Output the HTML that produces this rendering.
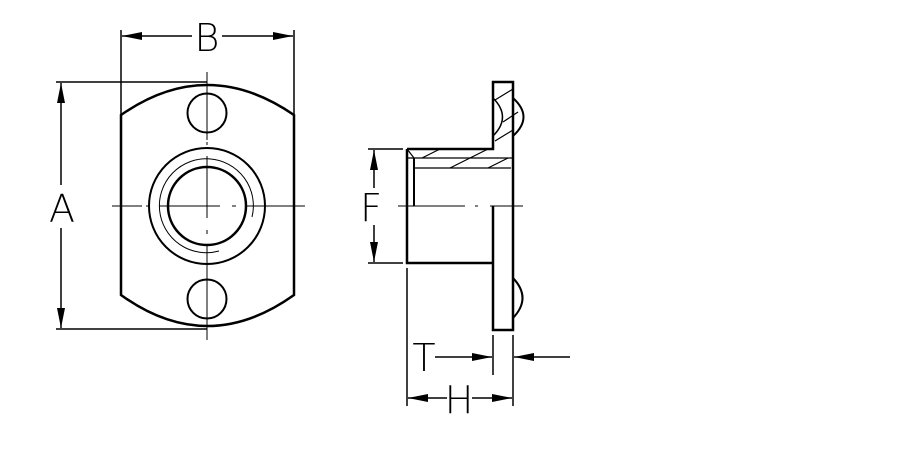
<!DOCTYPE html><html><head><style>body{margin:0;background:#fff}svg{display:block}text{font-family:"DejaVu Sans","Liberation Sans",sans-serif;font-weight:200}</style></head><body>
<svg width="918" height="454" viewBox="0 0 918 454" xmlns="http://www.w3.org/2000/svg">
<defs>
<marker id="ar" viewBox="0 0 20 8" refX="20" refY="4" markerWidth="20" markerHeight="8" markerUnits="userSpaceOnUse" orient="auto-start-reverse"><path d="M0,0L20,4L0,8z" fill="#000"/></marker>
</defs>
<g fill="none" stroke="#000" stroke-width="2">
<path d="M121,115 Q207,55 294,115 L294,295 Q207,357 121,295 Z" stroke-width="2.5"/>
<circle cx="207" cy="113" r="19.5"/>
<circle cx="207" cy="299" r="19.5"/>
<circle cx="207" cy="206" r="58"/>
<circle cx="207" cy="206" r="39" stroke-width="2.5"/>
<path d="M219,251 A47,47 0 1 1 252,217" stroke-width="1"/>
</g>
<g stroke="#000" stroke-width="1">
<line x1="112" y1="206" x2="142" y2="206"/><line x1="146" y1="206" x2="150" y2="206"/><line x1="159" y1="206" x2="220" y2="206"/><line x1="232" y1="206" x2="236" y2="206"/><line x1="245" y1="206" x2="305" y2="206"/>
<line x1="207" y1="72" x2="207" y2="140"/><line x1="207" y1="142" x2="207" y2="145"/><line x1="207" y1="156" x2="207" y2="218"/><line x1="207" y1="230" x2="207" y2="234"/><line x1="207" y1="245" x2="207" y2="340"/>
<line x1="56" y1="82" x2="207" y2="82" stroke-width="1.5"/><line x1="56" y1="329" x2="207" y2="329" stroke-width="1.5"/>
<line x1="121" y1="30" x2="121" y2="115" stroke-width="1.5"/><line x1="294" y1="30" x2="294" y2="115" stroke-width="1.5"/>
<line x1="61" y1="83" x2="61" y2="185" stroke-width="1.5" marker-start="url(#ar)"/>
<line x1="61" y1="228" x2="61" y2="328" stroke-width="1.5" marker-end="url(#ar)"/>
<line x1="122" y1="36" x2="192" y2="36" stroke-width="1.5" marker-start="url(#ar)"/>
<line x1="222" y1="36" x2="293" y2="36" stroke-width="1.5" marker-end="url(#ar)"/>
</g>
<text x="62" y="222" font-size="38" text-anchor="middle">A</text>
<text x="207" y="51" font-size="38" text-anchor="middle">B</text>
<g fill="none" stroke="#000" stroke-width="2.5">
<path d="M407,149 L493,149 L493,82 L513,82 L513,330 L493,330 L493,206"/>
<path d="M407,149 L407,263 L493,263"/>
<line x1="414" y1="158" x2="414" y2="206" stroke-width="2"/>
</g>
<g fill="none" stroke="#000" stroke-width="1.2">
<line x1="407" y1="158" x2="513" y2="158"/>
<line x1="414" y1="168" x2="511" y2="168"/>
<path d="M407,149 L414,158 L414,168"/>
<path d="M513,98 Q534,117 513,136" stroke-width="2"/>
<path d="M493,98 Q512,117 493,136" stroke-width="1.5"/>
<path d="M513,278 Q532,298 513,318" stroke-width="2"/>
<line x1="422" y1="158" x2="440" y2="149"/><line x1="450" y1="168" x2="470" y2="158"/><line x1="470" y1="158" x2="488" y2="149"/><line x1="488" y1="168" x2="508" y2="158"/>
<line x1="495" y1="100" x2="513" y2="89"/><line x1="503" y1="122" x2="518" y2="112"/><line x1="495" y1="141" x2="513" y2="130"/>
<line x1="398" y1="206" x2="465" y2="206" stroke-width="1"/><line x1="475" y1="206" x2="478" y2="206" stroke-width="1"/><line x1="490" y1="206" x2="523" y2="206" stroke-width="1"/>
<line x1="368" y1="149" x2="403" y2="149" stroke-width="1.5"/><line x1="368" y1="263" x2="403" y2="263" stroke-width="1.5"/>
<line x1="374" y1="150" x2="374" y2="188" stroke-width="1.5" marker-start="url(#ar)"/>
<line x1="374" y1="225" x2="374" y2="262" stroke-width="1.5" marker-end="url(#ar)"/>
<line x1="407" y1="268" x2="407" y2="406" stroke-width="1.5"/><line x1="513" y1="335" x2="513" y2="406" stroke-width="1.5"/>
<line x1="493" y1="335" x2="493" y2="375" stroke-width="1.5"/>
<line x1="435" y1="357" x2="492" y2="357" stroke-width="1.5" marker-end="url(#ar)"/>
<line x1="570" y1="357" x2="514" y2="357" stroke-width="1.5" marker-end="url(#ar)"/>
<line x1="408" y1="398" x2="447" y2="398" stroke-width="1.5" marker-start="url(#ar)"/>
<line x1="472" y1="398" x2="512" y2="398" stroke-width="1.5" marker-end="url(#ar)"/>
</g>
<text x="371" y="221" font-size="38" text-anchor="middle">F</text>
<text x="424" y="371" font-size="38" text-anchor="middle">T</text>
<text x="459" y="413" font-size="38" text-anchor="middle">H</text>
</svg></body></html>
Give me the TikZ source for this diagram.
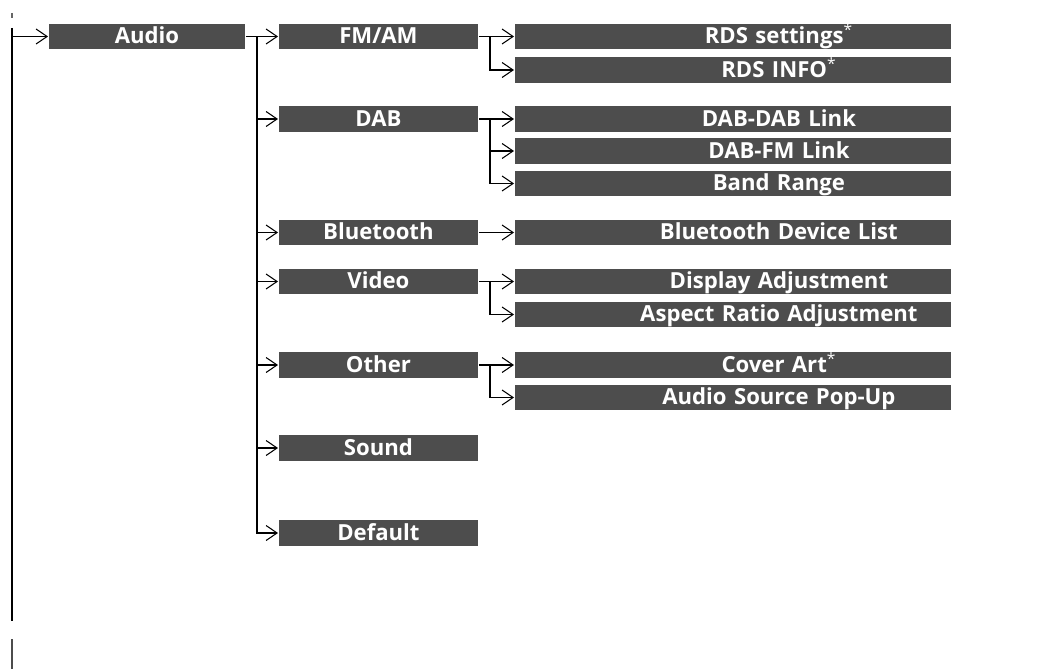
\documentclass[tikz,border=0pt]{standalone}
\usepackage{fontspec}
\setmainfont{Open Sans}
\usepackage{tikz}
\usetikzlibrary{arrows.meta,positioning}
\definecolor{boxG}{RGB}{77,77,77}
\newcommand{\menuoff}{\hspace*{1.84cm}}

\begin{document}
\begin{tikzpicture}[x=0.02cm, y=-0.02cm, line width=1.1pt,
  font=\fontsize{12.6pt}{14pt}\selectfont\bfseries,
  >={Straight Barb[length=2.2mm,width=3mm,line width=0.6pt]},
  b/.style={rectangle, fill=boxG, text=white, inner sep=0, anchor=west,
    minimum height=0.51cm, text height=0.8em, text depth=0pt},
  lone/.style={b, minimum width=3.92cm},
  ltwo/.style={b, minimum width=3.98cm},
  lthree/.style={b, minimum width=8.72cm, text width=8.72cm, align=center}]
  \useasboundingbox (0,0) rectangle (1038,669);
  % first level
  \node[lone] (audio) at (48,36.5) {Audio};
  % second level
  \node[ltwo] (fmam) at (278,36.5) {FM/AM};
  \node[ltwo] (dab) at (278,119) {DAB};
  \node[ltwo] (bt) at (278,232.5) {Bluetooth};
  \node[ltwo] (video) at (278,281.5) {Video};
  \node[ltwo] (other) at (278,365) {Other};
  \node[ltwo] (sound) at (278,448) {Sound};
  \node[ltwo] (dflt) at (278,533) {Default};
  % third level
  \node[lthree] (rdsset) at (514,36.5) {\menuoff RDS settings\textsuperscript{\mdseries *}};
  \node[lthree] (rdsinfo) at (514,70) {\menuoff RDS INFO\textsuperscript{\mdseries *}};
  \node[lthree] (dabdab) at (514,119) {\menuoff DAB-DAB Link};
  \node[lthree] (dabfm) at (514,151) {\menuoff DAB-FM Link};
  \node[lthree] (band) at (514,183.5) {\menuoff Band Range};
  \node[lthree] (btlist) at (514,232.5) {\menuoff Bluetooth Device List};
  \node[lthree] (disp) at (514,281.5) {\menuoff Display Adjustment};
  \node[lthree] (aspect) at (514,314.5) {\menuoff Aspect Ratio Adjustment};
  \node[lthree] (cover) at (514,365) {\menuoff Cover Art\textsuperscript{\mdseries *}};
  \node[lthree] (popup) at (514,397.5) {\menuoff Audio Source Pop-Up};
  % left rail
  \coordinate (top) at (12,28);
  \coordinate (bot) at (12,621);
  \coordinate (j0) at (12,36.5);
  \draw (top) -- (bot);
  \draw[->] (j0) -- (audio.west);
  \draw[black!60] (12,13) -- (12,18);
  \draw[black!70] (12,639) -- (12,669);
  % audio branches
  \coordinate (j1) at (257,36.5);
  \draw[->] (audio.east) -- (fmam.west);
  \draw[->] (j1) |- (dflt.west);
  \foreach \m in {dab,bt,video,other,sound}
    \draw[->] (j1 |- \m.west) -- (\m.west);
  % sub menus
  \draw[->] (fmam.east) -- (rdsset.west);
  \draw[->] (fmam.east -| 490,0) |- (rdsinfo.west);
  \draw[->] (dab.east) -- (dabdab.west);
  \foreach \m in {dabfm,band}
    \draw[->] (dab.east -| 490,0) |- (\m.west);
  \draw[->] (bt.east) -- (btlist.west);
  \draw[->] (video.east) -- (disp.west);
  \draw[->] (video.east -| 490,0) |- (aspect.west);
  \draw[->] (other.east) -- (cover.west);
  \draw[->] (other.east -| 490,0) |- (popup.west);
\end{tikzpicture}
\end{document}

• • • • • • •

> [To do] Check each line above for the word "this", and copy the lines where it appears.

> [Answer to the task]
Output the HTML that produces this rendering.
Give me the TikZ source for this diagram.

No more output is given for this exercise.